## What is needed
Write the lines out again, from the top of the material to the line containing "(0,0) rectangle (920,687);", pictures excluded.

^^^^^^^^

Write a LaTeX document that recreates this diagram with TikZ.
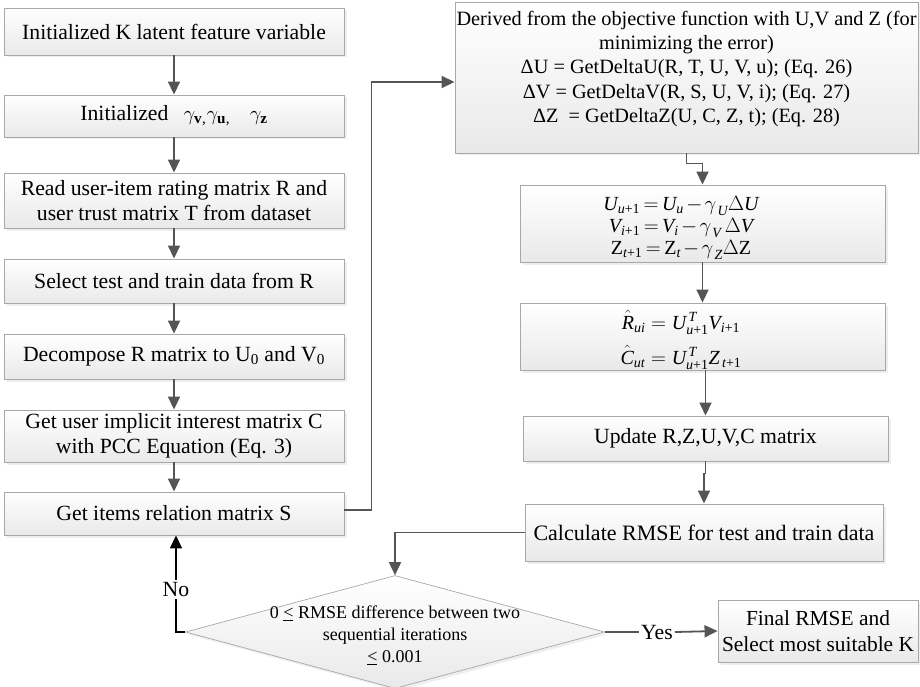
\documentclass[tikz,border=0pt]{standalone}
\usepackage{amsmath}
\usepackage{fontspec}
\setmainfont{Liberation Serif}
\usetikzlibrary{arrows.meta,shapes.geometric,shadows}

\definecolor{linegray}{HTML}{555555}
\definecolor{edgegray}{HTML}{A8A8A8}
\definecolor{fillbot}{HTML}{E9E9E9}

% "less than" with a flat bar underneath
\newcommand{\leqflat}{\makebox[0pt][l]{\rule[-1.8pt]{0.52em}{0.7pt}}<}
% tight spacing for the update formulas
\newcommand{\tightmath}{\thickmuskip=3mu plus 1mu\medmuskip=2mu}
% step size with a dropped subscript
\newcommand{\stepsize}[1]{\gamma_{\,\lower2.5pt\hbox{$\scriptstyle\textit{#1}$}}}

\tikzset{
  box/.style={draw=edgegray, line width=0.9pt, top color=white, bottom color=fillbot,
    drop shadow={shadow xshift=2.5pt, shadow yshift=-2.5pt, fill=black!13},
    align=center, inner sep=2pt, font=\fontsize{21.7}{25}\selectfont},
  leftbox/.style={box, minimum width=340pt},
  rightbox/.style={box, minimum width=365pt},
  decision/.style={box, shape=diamond, inner sep=0pt, line width=0.7pt},
  plaintext/.style={align=center, inner sep=2pt, font=\fontsize{21.7}{25}\selectfont},
  conn/.style={draw=linegray, line width=1.8pt, -{Triangle[length=13pt,width=12pt]}},
  connplain/.style={draw=linegray, line width=1.8pt},
  backconn/.style={draw=black, line width=1.8pt, -{Triangle[length=13pt,width=12pt]}},
}

\begin{document}
\begin{tikzpicture}[x=1pt, y=-1pt]
\useasboundingbox (0,0) rectangle (920,687);

% ---- left column ----
\node[leftbox, minimum height=47pt] (b1) at (174,31.5) {Initialized K latent feature variable};
\node[leftbox, minimum height=42pt] (b2) at (174,116)
  {Initialized\hspace{0.7em}$\gamma_{\mathbf{v}}$\textsubscript{,}$\gamma_{\mathbf{u}}$\textsubscript{,}\hspace{0.9em}$\gamma_{\mathbf{z}}$};
\node[leftbox, minimum height=55pt] (b3) at (174,200.5) {Read user-item rating matrix R and\\user trust matrix T from dataset};
\node[leftbox, minimum height=44pt] (b4) at (174,281) {Select test and train data from R};
\node[leftbox, minimum height=45pt] (b5) at (174,356.5) {Decompose R matrix to U\textsubscript{0} and V\textsubscript{0}};
\node[leftbox, minimum height=52pt] (b6) at (174,436) {Get user implicit interest matrix C\\with PCC Equation (Eq. 3)};
\node[leftbox, minimum height=43pt] (b7) at (174,513.5) {Get items relation matrix S};

% ---- right column ----
\node[box, minimum width=463pt, minimum height=151pt] (derive) at (686.5,77.5) {};
\node[plaintext, font=\fontsize{20.3}{24.2}\selectfont] (deriveText) at (686.5,69)
  {Derived from the objective function with U,V and Z (for\\
   minimizing the error)\\
   ΔU = GetDeltaU(R, T, U, V, u); (Eq. 26)\\
   ΔV = GetDeltaV(R, S, U, V, i); (Eq. 27)\\
   ΔZ\ \ = GetDeltaZ(U, C, Z, t); (Eq. 28)};

\node[rightbox, minimum height=77pt] (eq1) at (702.5,223.5) {};
\node[plaintext, font=\fontsize{20}{22}\selectfont\tightmath] (eq1Text) at (681,228)
  {$\textit{U}_{\textit{u}\textrm{+1}} = \textit{U}_{\textit{u}} - \stepsize{U}\Delta\textit{U}$\\
   $\textit{V}_{\textit{i}\textrm{+1}} = \textit{V}_{\textit{i}} - \stepsize{V}\,\Delta\textit{V}$\\
   $\textrm{Z}_{\textit{t}\textrm{+1}} = \textrm{Z}_{\textit{t}} - \stepsize{Z}\Delta\textrm{Z}$};

\node[rightbox, minimum height=67pt] (eq2) at (702.5,336.5) {};
\node[plaintext, font=\fontsize{20}{35}\selectfont] (eq2Text) at (681,340)
  {$\hat{\textit{R}}_{\textit{ui}} = \textit{U}^{\,\textit{T}}_{\textit{u}\textrm{+1}}\textit{V}_{\textit{i}\textrm{+1}}$\\
   $\hat{\textit{C}}_{\textit{ut}} = \textit{U}^{\,\textit{T}}_{\textit{u}\textrm{+1}}\textit{Z}_{\,\textit{t}\textrm{+1}}$};

\node[rightbox, minimum height=45pt] (upd) at (705.5,438.5) {Update R,Z,U,V,C matrix};
\node[box, minimum width=358pt, minimum height=57pt, font=\fontsize{22}{25}\selectfont] (calc) at (704,532.5) {Calculate RMSE for test and train data};

% ---- decision and end ----
\node[decision, minimum width=419pt, minimum height=113pt] (dia) at (395,632) {};
\node[align=center, inner sep=0pt, font=\fontsize{18}{22}\selectfont] (diaText) at (395,635)
  {0 \leqflat\ RMSE difference between two\\sequential iterations\\\leqflat\ 0.001};

\node[box, minimum width=200pt, minimum height=62pt, font=\fontsize{21.4}{25.5}\selectfont] (fin) at (818,631) {Final RMSE and\\Select most suitable K};
\node[plaintext] (yes) at (657,632) {Yes};

% ---- connectors ----
\draw[conn] (b1) -- (b2);
\draw[conn] (b2) -- (b3);
\draw[conn] (b3) -- (b4);
\draw[conn] (b4) -- (b5);
\draw[conn] (b5) -- (b6);
\draw[conn] (b6) -- (b7);
\draw[conn] ([yshift=3.5pt]b7.east) -- ++(27,0) |- ([yshift=-4.5pt]derive.west);
\draw[conn] (derive.south) -- ++(0,10) -| (eq1.north);
\draw[conn] (eq1) -- (eq2);
\draw[conn] (upd.north |- eq2.south) -- (upd.north);
\draw[conn] (upd.south) -- ++(0,12) -| (calc.north);
\draw[conn] (calc.west) -| (dia.north);
\draw[connplain] (dia.east) -- (yes.west);
\draw[conn] (yes.east) -- (fin.west);
\draw[backconn] (dia.west) -| node[pos=0.72, fill=white, inner sep=2pt, font=\fontsize{21.7}{25}\selectfont] (no) {No} ([xshift=2pt]b7.south);

\end{tikzpicture}
\end{document}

^^^^^^^^

## Output
Write a LaTeX document that recreates this diagram with TikZ.
\documentclass[tikz,border=0pt]{standalone}
\usepackage{amsmath}
\usepackage{fontspec}
\setmainfont{Liberation Serif}
\usetikzlibrary{arrows.meta,shapes.geometric,shadows}

\definecolor{linegray}{HTML}{555555}
\definecolor{edgegray}{HTML}{A8A8A8}
\definecolor{fillbot}{HTML}{E9E9E9}

% "less than" with a flat bar underneath
\newcommand{\leqflat}{\makebox[0pt][l]{\rule[-1.8pt]{0.52em}{0.7pt}}<}
% tight spacing for the update formulas
\newcommand{\tightmath}{\thickmuskip=3mu plus 1mu\medmuskip=2mu}
% step size with a dropped subscript
\newcommand{\stepsize}[1]{\gamma_{\,\lower2.5pt\hbox{$\scriptstyle\textit{#1}$}}}

\tikzset{
  box/.style={draw=edgegray, line width=0.9pt, top color=white, bottom color=fillbot,
    drop shadow={shadow xshift=2.5pt, shadow yshift=-2.5pt, fill=black!13},
    align=center, inner sep=2pt, font=\fontsize{21.7}{25}\selectfont},
  leftbox/.style={box, minimum width=340pt},
  rightbox/.style={box, minimum width=365pt},
  decision/.style={box, shape=diamond, inner sep=0pt, line width=0.7pt},
  plaintext/.style={align=center, inner sep=2pt, font=\fontsize{21.7}{25}\selectfont},
  conn/.style={draw=linegray, line width=1.8pt, -{Triangle[length=13pt,width=12pt]}},
  connplain/.style={draw=linegray, line width=1.8pt},
  backconn/.style={draw=black, line width=1.8pt, -{Triangle[length=13pt,width=12pt]}},
}

\begin{document}
\begin{tikzpicture}[x=1pt, y=-1pt]
\useasboundingbox (0,0) rectangle (920,687);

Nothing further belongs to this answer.